Stories of lost civilizations and erased empires capture imagination. The Phantom Time Hypothesis reframes that fascination into a calendar-based mystery.

What if entire generations never existed? What if medieval Europe was shorter than we think?

It feels like a glitch in reality.

But historical evidence suggests continuity, not collapse.

The early Middle Ages were complex and transformative — the rise of the Carolingians, the spread of monasticism, Viking expansions, the shaping of European kingdoms.

Erasing nearly 300 years would unravel countless interconnected developments.

The tapestry would not hold.


Why It Matters

At first glance, the Phantom Time Hypothesis seems harmless — a quirky idea about calendars.

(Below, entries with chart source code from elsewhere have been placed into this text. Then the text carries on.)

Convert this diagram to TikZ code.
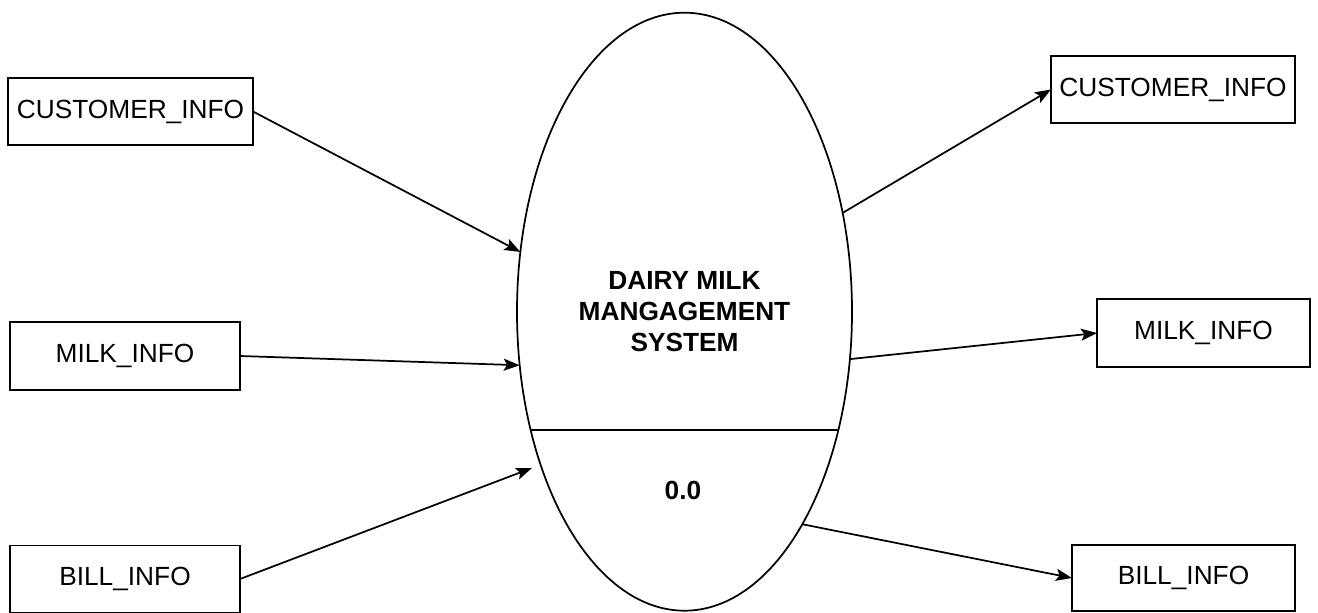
\documentclass[tikz,border=0pt]{standalone}
\usepackage{fontspec}
\setmainfont{Liberation Sans}
\usetikzlibrary{shapes.geometric,arrows.meta}

\tikzset{
  dfdbox/.style={draw,line width=1.3pt,inner sep=0pt,outer sep=0pt},
  flow/.style={line width=1.3pt,-{Stealth[length=12pt,width=9pt,inset=2.5pt]}}
}

\begin{document}
\begin{tikzpicture}[x=0.75pt,y=0.75pt,yscale=-1,xscale=1,
  font=\fontsize{19.7}{23.3}\selectfont]
\useasboundingbox (0,0) rectangle (1318,613);

%Shape: Ellipse [id:sys]
\node [draw,ellipse,line width=1.3pt,inner sep=0pt,outer sep=0pt,
  minimum width=251.25pt,minimum height=448.5pt,align=center,font=\fontsize{19.7}{23.3}\selectfont\bfseries]
  (sys) at (684.5,311.7) {DAIRY MILK\\MANGAGEMENT\\SYSTEM};
%Straight Lines [id:sep]
\draw [line width=1.3pt] (sys.center) ++(-153.8,118.3) -- ++(307.6,0) ;
% Text Node
\node [inner sep=0.75pt,font=\fontsize{19.7}{23.3}\selectfont\bfseries] (num) at (683,490) {0.0};

%Shape: Rectangle [id:custin]
\node [dfdbox,minimum width=183.75pt,minimum height=50.25pt] (custin) at (130.5,111.5) {CUSTOMER\_INFO};
%Shape: Rectangle [id:milkin]
\node [dfdbox,minimum width=172.5pt,minimum height=51pt] (milkin) at (125,356) {MILK\_INFO};
%Shape: Rectangle [id:billin]
\node [dfdbox,minimum width=172.5pt,minimum height=50.25pt] (billin) at (125,579) {BILL\_INFO};

%Shape: Rectangle [id:custout]
\node [dfdbox,minimum width=183pt,minimum height=50.25pt] (custout) at (1173,89.5) {CUSTOMER\_INFO};
%Shape: Rectangle [id:milkout]
\node [dfdbox,minimum width=159.75pt,minimum height=51pt] (milkout) at (1203.5,333) {MILK\_INFO};
%Shape: Rectangle [id:billout]
\node [dfdbox,minimum width=167.25pt,minimum height=49.5pt] (billout) at (1183.5,578) {BILL\_INFO};

\coordinate (billend) at (532,468);

%Straight Lines [id:flows in]
\draw [flow] (custin.east) -- (sys.160) ;
\draw [flow] (milkin.east) -- (sys.198) ;
\draw [flow] (billin.east) -- (billend) ;
%Straight Lines [id:flows out]
\draw [flow] (sys.32) -- (custout.west) ;
\draw [flow] (sys.344) -- (milkout.west) ;
\draw [flow] (sys.299.5) -- (billout.west) ;

\end{tikzpicture}
\end{document}
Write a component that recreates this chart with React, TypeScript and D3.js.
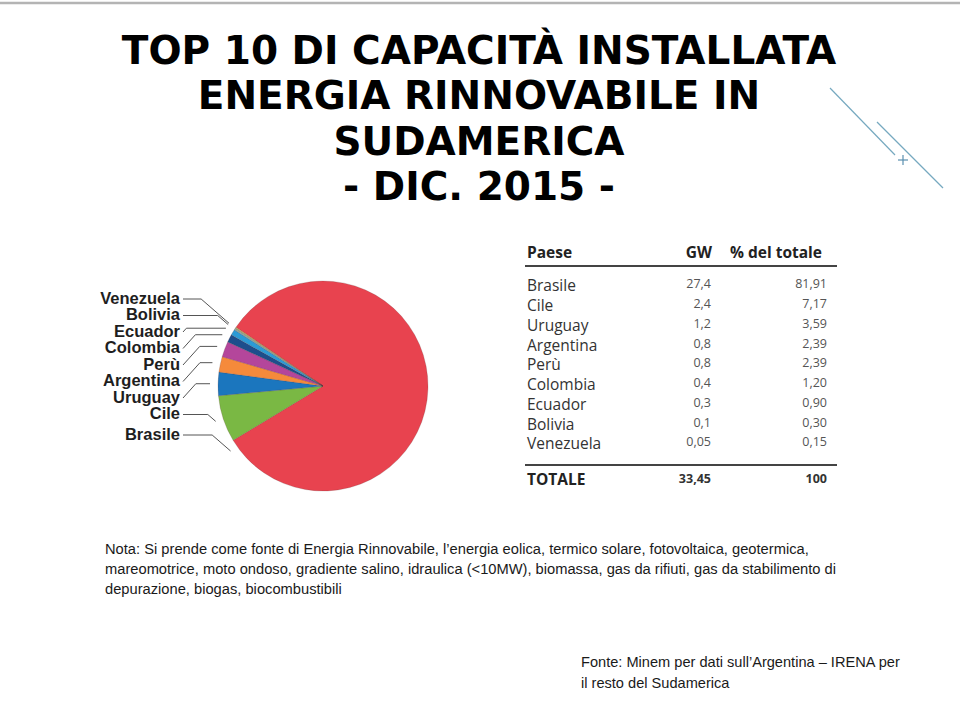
import { useEffect, useRef } from "react";
import * as d3 from "d3";

// ── Data ──────────────────────────────────────────────────────────────────
const countries = ["Brasile", "Cile", "Uruguay", "Argentina", "Perù", "Colombia", "Ecuador", "Bolivia", "Venezuela"];
const gwValues = [27.4, 2.4, 1.2, 0.8, 0.8, 0.4, 0.3, 0.1, 0.05];
const pctValues = [81.91, 7.17, 3.59, 2.39, 2.39, 1.2, 0.9, 0.3, 0.15];
const sliceColors = ["#e8434f", "#7ab844", "#1b76be", "#f58a3b", "#b4469b", "#1d4e8c", "#2b9bd6", "#8fa9a1", "#c8b45a"];
const totalGw = "33,45";
const totalPct = "100";

const titleLines = ["TOP 10 DI CAPACITÀ INSTALLATA", "ENERGIA RINNOVABILE IN", "SUDAMERICA", "- DIC. 2015 -"];
const tableHeaders = ["Paese", "GW", "% del totale"];
const noteLines = [
  "Nota: Si prende come fonte di Energia Rinnovabile, l’energia eolica, termico solare, fotovoltaica, geotermica,",
  "mareomotrice, moto ondoso, gradiente salino, idraulica (<10MW), biomassa, gas da rifiuti, gas da stabilimento di",
  "depurazione, biogas, biocombustibili",
];
const sourceLines = ["Fonte: Minem per dati sull’Argentina – IRENA per", "il resto del Sudamerica"];

const comma = (v: number, digits?: number) =>
  (digits === undefined ? String(v) : v.toFixed(digits)).replace(".", ",");

export default function App() {
  const svgRef = useRef<SVGSVGElement>(null);

  useEffect(() => {
    if (!svgRef.current) return;
    const width = 960;
    const height = 720;
    const svg = d3.select(svgRef.current);
    svg.attr("width", width).attr("height", height).attr("viewBox", `0 0 ${width} ${height}`);
    svg.selectAll("*").remove();

    svg.append("rect").attr("width", width).attr("height", height).attr("fill", "#ffffff");

    // ── Slide decoration ─────────────────────────────────────────────────
    svg.append("line").attr("x1", 0).attr("x2", width).attr("y1", 3).attr("y2", 3)
      .attr("stroke", "#b4b4b4").attr("stroke-width", 2.5);
    const deco = svg.append("g").attr("stroke", "#76a9c0").attr("stroke-width", 1.2);
    deco.append("line").attr("x1", 830).attr("y1", 88).attr("x2", 895).attr("y2", 155);
    deco.append("line").attr("x1", 877).attr("y1", 122).attr("x2", 943).attr("y2", 188);
    deco.append("line").attr("x1", 898).attr("y1", 160).attr("x2", 908).attr("y2", 160).attr("stroke", "#5a8fb0");
    deco.append("line").attr("x1", 903).attr("y1", 155).attr("x2", 903).attr("y2", 165).attr("stroke", "#5a8fb0");

    // ── Title ────────────────────────────────────────────────────────────
    svg.append("g")
      .selectAll("text")
      .data(titleLines)
      .enter()
      .append("text")
      .attr("x", 479)
      .attr("y", (_, i) => 64 + i * 45.3)
      .attr("text-anchor", "middle")
      .attr("font-family", "DejaVu Sans, Verdana, sans-serif")
      .attr("font-weight", 700)
      .attr("font-size", 39)
      .attr("fill", "#000")
      .text((d) => d);

    // ── Pie ──────────────────────────────────────────────────────────────
    const cx = 323;
    const cy = 386;
    const r = 105;
    const pieData = countries.map((c, i) => ({ name: c, value: pctValues[i], color: sliceColors[i] }));
    const startA = (-56 * Math.PI) / 180;
    const arcs = d3
      .pie<{ name: string; value: number; color: string }>()
      .sort(null)
      .value((d) => d.value)
      .startAngle(startA)
      .endAngle(startA + 2 * Math.PI)(pieData);
    const arc = d3.arc<d3.PieArcDatum<{ name: string; value: number; color: string }>>().innerRadius(0).outerRadius(r);

    const pieG = svg.append("g").attr("transform", `translate(${cx},${cy})`);
    pieG.selectAll("path")
      .data(arcs)
      .enter()
      .append("path")
      .attr("d", arc)
      .attr("fill", (d) => d.data.color)
      .attr("stroke", "rgba(90,60,60,0.35)")
      .attr("stroke-width", 0.6);

    // ── Pie labels + leader lines ────────────────────────────────────────
    const labelOrder = [...countries].reverse();
    const labelY = d3.scalePoint<string>().domain(labelOrder).range([298, 430]);
    const labelRight = 180;
    const labelFont = "Liberation Sans, Arial, sans-serif";

    const labelG = svg.append("g");
    arcs.forEach((a) => {
      const name = a.data.name;
      const ly = (labelY(name) as number) + (name === "Brasile" ? 4 : 0);
      labelG.append("text")
        .attr("x", labelRight)
        .attr("y", ly)
        .attr("dy", "0.35em")
        .attr("text-anchor", "end")
        .attr("font-family", labelFont)
        .attr("font-weight", 700)
        .attr("font-size", 16.5)
        .attr("fill", "#1e1e1e")
        .text(name);

      // point just outside the slice edge
      const ang = name === "Brasile" ? a.endAngle - (4 * Math.PI) / 180 : (a.startAngle + a.endAngle) / 2;
      const ex = cx + Math.sin(ang) * (r + 8);
      const ey = cy - Math.cos(ang) * (r + 8);
      const ax = labelRight + 3;
      const ay = ly + 1;
      let pts: [number, number][];
      if (ay <= ey) {
        pts = [[ax, ay], [ex - (ey - ay) * 1.15, ay], [ex, ey]];
      } else {
        pts = [[ax, ay], [ax + (ay - ey) * 0.9, ey], [ex, ey]];
      }
      labelG.append("path")
        .attr("d", d3.line()(pts))
        .attr("fill", "none")
        .attr("stroke", "#555")
        .attr("stroke-width", 1);
    });

    // ── Table ────────────────────────────────────────────────────────────
    const tLeft = 527;
    const tRight = 837;
    const gwRight = 711;
    const pctRight = 827;
    const rowY = d3.scalePoint<string>().domain(countries).range([286, 444]);
    const tableFont = "Open Sans, Noto Sans, sans-serif";
    const tbl = svg.append("g").attr("font-family", tableFont);

    const headerY = 253;
    tbl.append("text").attr("x", tLeft).attr("y", headerY).attr("dy", "0.35em")
      .attr("font-weight", 700).attr("font-size", 15.5).attr("fill", "#222").text(tableHeaders[0]);
    tbl.append("text").attr("x", gwRight + 1).attr("y", headerY).attr("dy", "0.35em").attr("text-anchor", "end")
      .attr("font-weight", 700).attr("font-size", 15.5).attr("fill", "#222").text(tableHeaders[1]);
    tbl.append("text").attr("x", pctRight - 5).attr("y", headerY).attr("dy", "0.35em").attr("text-anchor", "end")
      .attr("font-weight", 700).attr("font-size", 15.5).attr("fill", "#222").text(tableHeaders[2]);
    tbl.append("line").attr("x1", tLeft - 2).attr("x2", tRight).attr("y1", 266).attr("y2", 266)
      .attr("stroke", "#444").attr("stroke-width", 1.8);

    const rows = tbl.selectAll("g.row").data(countries).enter().append("g").attr("class", "row");
    rows.append("text").attr("x", tLeft).attr("y", (d) => rowY(d) as number).attr("dy", "0.35em")
      .attr("font-size", 15.5).attr("fill", "#333").text((d) => d);
    rows.append("text").attr("x", gwRight).attr("y", (d) => (rowY(d) as number) - 2).attr("dy", "0.35em")
      .attr("text-anchor", "end").attr("font-size", 12.5).attr("fill", "#555")
      .text((_, i) => comma(gwValues[i]));
    rows.append("text").attr("x", pctRight).attr("y", (d) => (rowY(d) as number) - 2).attr("dy", "0.35em")
      .attr("text-anchor", "end").attr("font-size", 12.5).attr("fill", "#555")
      .text((_, i) => comma(pctValues[i], 2));

    tbl.append("line").attr("x1", tLeft - 2).attr("x2", tRight).attr("y1", 465).attr("y2", 465)
      .attr("stroke", "#444").attr("stroke-width", 1.8);
    tbl.append("text").attr("x", tLeft).attr("y", 480).attr("dy", "0.35em")
      .attr("font-weight", 700).attr("font-size", 15.5).attr("fill", "#222").text("TOTALE");
    tbl.append("text").attr("x", gwRight).attr("y", 479).attr("dy", "0.35em").attr("text-anchor", "end")
      .attr("font-weight", 700).attr("font-size", 12.5).attr("fill", "#333").text(totalGw);
    tbl.append("text").attr("x", pctRight).attr("y", 479).attr("dy", "0.35em").attr("text-anchor", "end")
      .attr("font-weight", 700).attr("font-size", 12.5).attr("fill", "#333").text(totalPct);

    // ── Notes ────────────────────────────────────────────────────────────
    const noteFont = "Liberation Sans, Arial, sans-serif";
    svg.append("g").selectAll("text").data(noteLines).enter().append("text")
      .attr("x", 105).attr("y", (_, i) => 549 + i * 20).attr("dy", "0.35em")
      .attr("font-family", noteFont).attr("font-size", 14.7).attr("fill", "#1a1a1a")
      .text((d) => d);

    svg.append("g").selectAll("text").data(sourceLines).enter().append("text")
      .attr("x", 581).attr("y", (_, i) => 662 + i * 21).attr("dy", "0.35em")
      .attr("font-family", noteFont).attr("font-size", 14.6).attr("fill", "#1a1a1a")
      .text((d) => d);
  }, []);

  return (
    <div style={{ position: "absolute", left: 0, top: 0 }}>
      <svg ref={svgRef} style={{ display: "block" }} />
    </div>
  );
}
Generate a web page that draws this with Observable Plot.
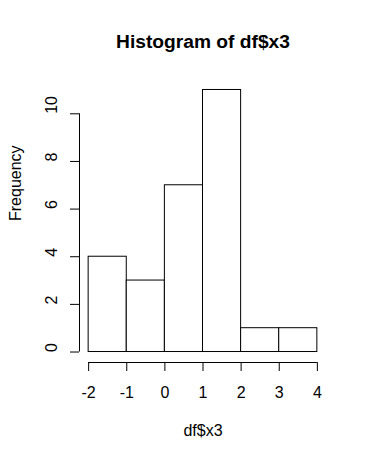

But it intersects with broader issues about trust in expertise and historical literacy.

If large swaths of documented history can be dismissed without evidence, then the foundation of historical understanding weakens.

Skepticism is healthy.

But skepticism without rigorous evidence becomes speculation.

The strength of history lies in method — cross-checking, peer review, interdisciplinary validation.

The Phantom Time Hypothesis does not withstand that process.


Conclusion: Time That Wasn’t Lost

The Phantom Time Hypothesis is audacious. It challenges centuries of scholarship with a simple claim: nearly 300 years never happened.

It proposes that emperors manipulated chronology to crown themselves in a symbolic year. That Charlemagne might be fiction. That the early Middle Ages are padded with invented time.

But when tested against archaeology, astronomy, and global records, the theory collapses.

The years between 614 and 911 AD were real. They were messy, transformative, and imperfectly documented — but they were lived.

The appeal of phantom time reflects a deeper human curiosity about how we measure existence. Calendars feel authoritative, yet arbitrary. Years tick forward whether or not we understand them.

In the end, the Phantom Time Hypothesis tells us less about missing centuries and more about modern doubt.

Time was not stolen.

It passed, as it always does — quietly, persistently, leaving evidence in stone, in soil, and in the stars.